Words make me
Today at work, it was the words. They made me tired. I had to listen to a lot of them. I don't think that there is some optimal number that can fit into my head. It's more that some words are better than others. The words that people used today to prepare me for my new work reality were supposed to strengthen me. Instead, they've stirred a brooding anxiety.
It's an old story. How many times in your life has a well-intended parent, friend, spouse offered some helpful dose of reality that unfortunately left a bitter flavor for years?
One early mysterious example of well-meaning words concerned an Uncle. He died when I was young, maybe six or seven. I barely knew this guy so to this day I find my reaction to how the news broke weird. There was a bit of an upset, a fuss. I was reassured that it was okay because "my uncle Bill was in Heaven with the angels." That was apparently very creepy to me. I burst into tears and was quite upset. That's my vivid sensory memory and I have very few childhood memories. I remember being on our stair's landing, above whoever told me. Maybe I was too close to the angels for comfort.
So why did I react so strongly to words that were meant to soften one of life's inevitable blows? It took years for me to understand that communication is a complex, deep thing.
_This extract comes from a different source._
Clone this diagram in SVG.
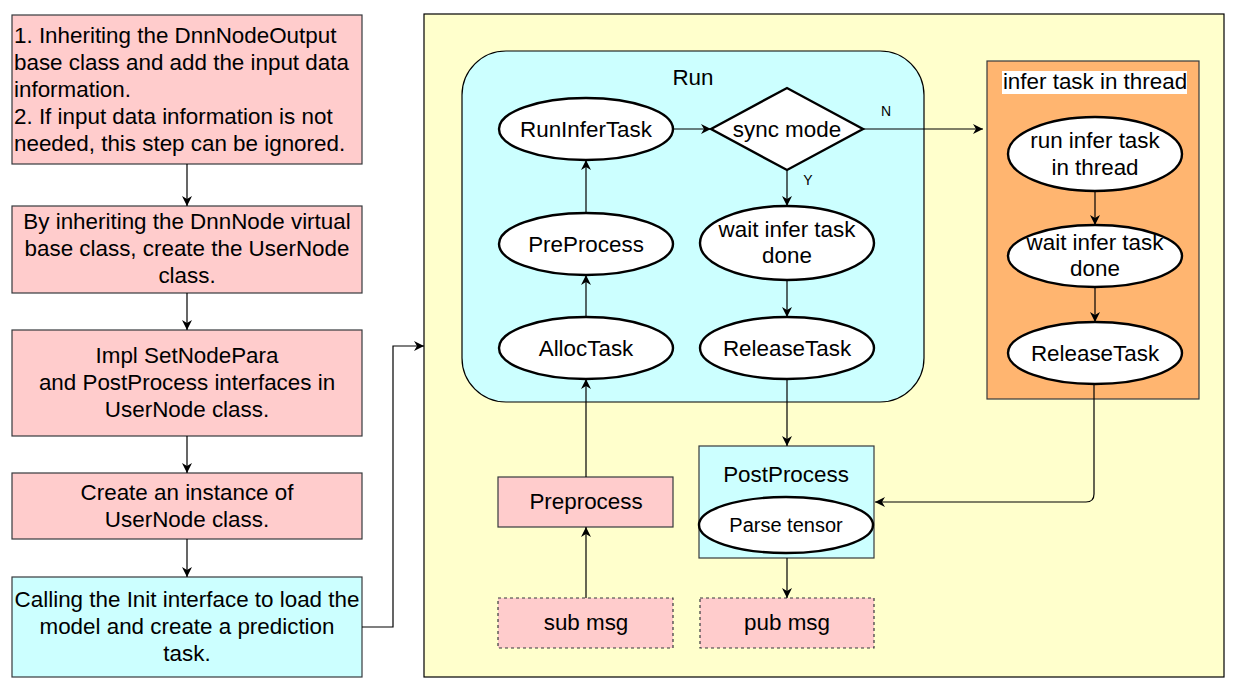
<svg xmlns="http://www.w3.org/2000/svg" width="1237" height="691" viewBox="0 0 1237 691">
<style>
text{font-family:"Liberation Sans",Arial,sans-serif;font-size:22.4px;fill:#000;text-anchor:middle}
.pink{fill:#FFCCCC;stroke:#36393d;stroke-width:1.2}
.cyan{fill:#CCFFFF;stroke:#36393d;stroke-width:1.2}
.dash{fill:#FFCCCC;stroke:#36393d;stroke-width:1.2;stroke-dasharray:3 3}
.ell{fill:#fff;stroke:#000;stroke-width:2.4}
.c{fill:none;stroke:#000;stroke-width:1.2}
.sm{font-size:14px}
</style>
<defs>
<marker id="a" viewBox="0 0 10 10" refX="10" refY="5" markerWidth="10" markerHeight="10" markerUnits="userSpaceOnUse" orient="auto">
<path d="M0,0 L10,5 L0,10 L3,5 z" fill="#000"/>
</marker>
</defs>
<rect width="1237" height="691" fill="#fff"/>

<g id="box1"><rect class="pink" x="12" y="15" width="350" height="149"/>
<text x="14" y="43" style="text-anchor:start">1. Inheriting the DnnNodeOutput</text>
<text x="14" y="70" style="text-anchor:start">base class and add the input data</text>
<text x="14" y="97" style="text-anchor:start">information.</text>
<text x="14" y="124" style="text-anchor:start">2. If input data information is not</text>
<text x="14" y="151" style="text-anchor:start">needed, this step can be ignored.</text></g>
<g id="box2"><rect class="pink" x="12" y="206" width="350" height="87"/>
<text x="187" y="229">By inheriting the DnnNode virtual</text>
<text x="187" y="256">base class, create the UserNode</text>
<text x="187" y="283">class.</text></g>
<g id="box3"><rect class="pink" x="12" y="330" width="350" height="106"/>
<text x="187" y="363">Impl SetNodePara</text>
<text x="187" y="390">and PostProcess interfaces in</text>
<text x="187" y="417">UserNode class.</text></g>
<g id="box4"><rect class="pink" x="12" y="473" width="350" height="66"/>
<text x="187" y="500">Create an instance of</text>
<text x="187" y="527">UserNode class.</text></g>
<g id="box5"><rect class="cyan" x="12" y="577" width="350" height="100"/>
<text x="187" y="607">Calling the Init interface to load the</text>
<text x="187" y="634">model and create a prediction</text>
<text x="187" y="661">task.</text></g>

<g id="main"><rect x="424" y="14" width="800" height="663" fill="#FFFFCC" stroke="#000" stroke-width="1.2"/></g>
<g id="run"><rect x="462" y="51" width="462" height="351" rx="44" ry="44" fill="#CCFFFF" stroke="#000" stroke-width="1.2"/>
<text x="693" y="85">Run</text></g>
<g id="thread"><rect x="987" y="61" width="212" height="338" fill="#FFB570" stroke="#36393d" stroke-width="1.2"/>
<rect x="1002" y="71" width="185" height="23" fill="#fff"/>
<text x="1095" y="89">infer task in thread</text></g>

<g id="runInferTask"><ellipse class="ell" cx="586" cy="129" rx="87" ry="31"/><text x="586" y="137">RunInferTask</text></g>
<g id="preProcessE"><ellipse class="ell" cx="586" cy="244" rx="87" ry="31"/><text x="586" y="252">PreProcess</text></g>
<g id="allocTask"><ellipse class="ell" cx="586" cy="348" rx="87" ry="31"/><text x="586" y="356">AllocTask</text></g>
<g id="syncMode"><polygon class="ell" points="711,129 787,88 863,129 787,170"/><text x="787" y="137">sync mode</text></g>
<g id="waitRun"><ellipse class="ell" cx="787" cy="243" rx="87" ry="37"/><text x="787" y="237">wait infer task</text><text x="787" y="263">done</text></g>
<g id="releaseRun"><ellipse class="ell" cx="787" cy="348" rx="87" ry="31"/><text x="787" y="356">ReleaseTask</text></g>

<g id="runThread"><ellipse class="ell" cx="1095" cy="154" rx="87" ry="37"/><text x="1095" y="148">run infer task</text><text x="1095" y="175">in thread</text></g>
<g id="waitThread"><ellipse class="ell" cx="1095" cy="256" rx="87" ry="31"/><text x="1095" y="250">wait infer task</text><text x="1095" y="276">done</text></g>
<g id="releaseThread"><ellipse class="ell" cx="1095" cy="353" rx="87" ry="31"/><text x="1095" y="361">ReleaseTask</text></g>

<g id="postProcess"><rect class="cyan" x="699" y="446" width="175" height="112"/>
<text x="786" y="482">PostProcess</text>
<ellipse class="ell" cx="786" cy="525" rx="87" ry="28"/>
<text x="786" y="532" style="font-size:20px">Parse tensor</text></g>
<g id="preprocess"><rect class="pink" x="498" y="477" width="175" height="50"/><text x="586" y="509">Preprocess</text></g>
<g id="subMsg"><rect class="dash" x="498" y="598" width="175" height="50"/><text x="586" y="630">sub msg</text></g>
<g id="pubMsg"><rect class="dash" x="700" y="598" width="174" height="50"/><text x="787" y="630">pub msg</text></g>

<g id="connectors">
<path class="c" d="M187,164 V206" marker-end="url(#a)"/>
<path class="c" d="M187,293 V330" marker-end="url(#a)"/>
<path class="c" d="M187,436 V473" marker-end="url(#a)"/>
<path class="c" d="M187,539 V577" marker-end="url(#a)"/>
<path class="c" d="M362,627 H393 V346 H424" marker-end="url(#a)"/>
<path class="c" d="M586,317 V275" marker-end="url(#a)"/>
<path class="c" d="M586,213 V160" marker-end="url(#a)"/>
<path class="c" d="M673,129 H711" marker-end="url(#a)"/>
<path class="c" d="M863,129 H983" marker-end="url(#a)"/>
<path class="c" d="M787,170 V206" marker-end="url(#a)"/>
<path class="c" d="M787,280 V317" marker-end="url(#a)"/>
<path class="c" d="M1095,191 V225" marker-end="url(#a)"/>
<path class="c" d="M1095,287 V322" marker-end="url(#a)"/>
<path class="c" d="M787,379 V446" marker-end="url(#a)"/>
<path class="c" d="M787,558 V598" marker-end="url(#a)"/>
<path class="c" d="M586,598 V527" marker-end="url(#a)"/>
<path class="c" d="M586,477 V379" marker-end="url(#a)"/>
<path class="c" d="M1094,384 V494 Q1094,502 1086,502 H875" marker-end="url(#a)"/>
<text class="sm" x="886" y="116">N</text>
<text class="sm" x="808" y="185">Y</text>
</g>
</svg>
My antennae picked up the real message that day: "please don't let him know that everything dies and it is a terrible thing." We animals are very good at sensing the hidden monster. Thanks! Like that's something that we want!
Any ambiguous situation puts my limbic system on alert for those monsters. Words alone can turn into an ambiguous situation for me. If I don't know what's true, then I have to devote a lot of energy to defining what's lurking in the periphery.
My recent default has been to name every ambiguity or quiver: "monster." That misnaming has been damaging my life but I am getting better at understanding this harmful pattern. That's good, of course. Identification of the monster, no matter the size, is always helpful- unless you're a second away from being eaten! (Oops. Sorry, that's my old self talking.) My gloomy default had created a reality that became unbearable.
If today's monster was my colleagues thinking that life can be difficult, that's a small, mundane monster indeed. I'm working hard to prevent myself from changing any random words or twitches into flesh. There are enough true contenders for the title "monster" out there already.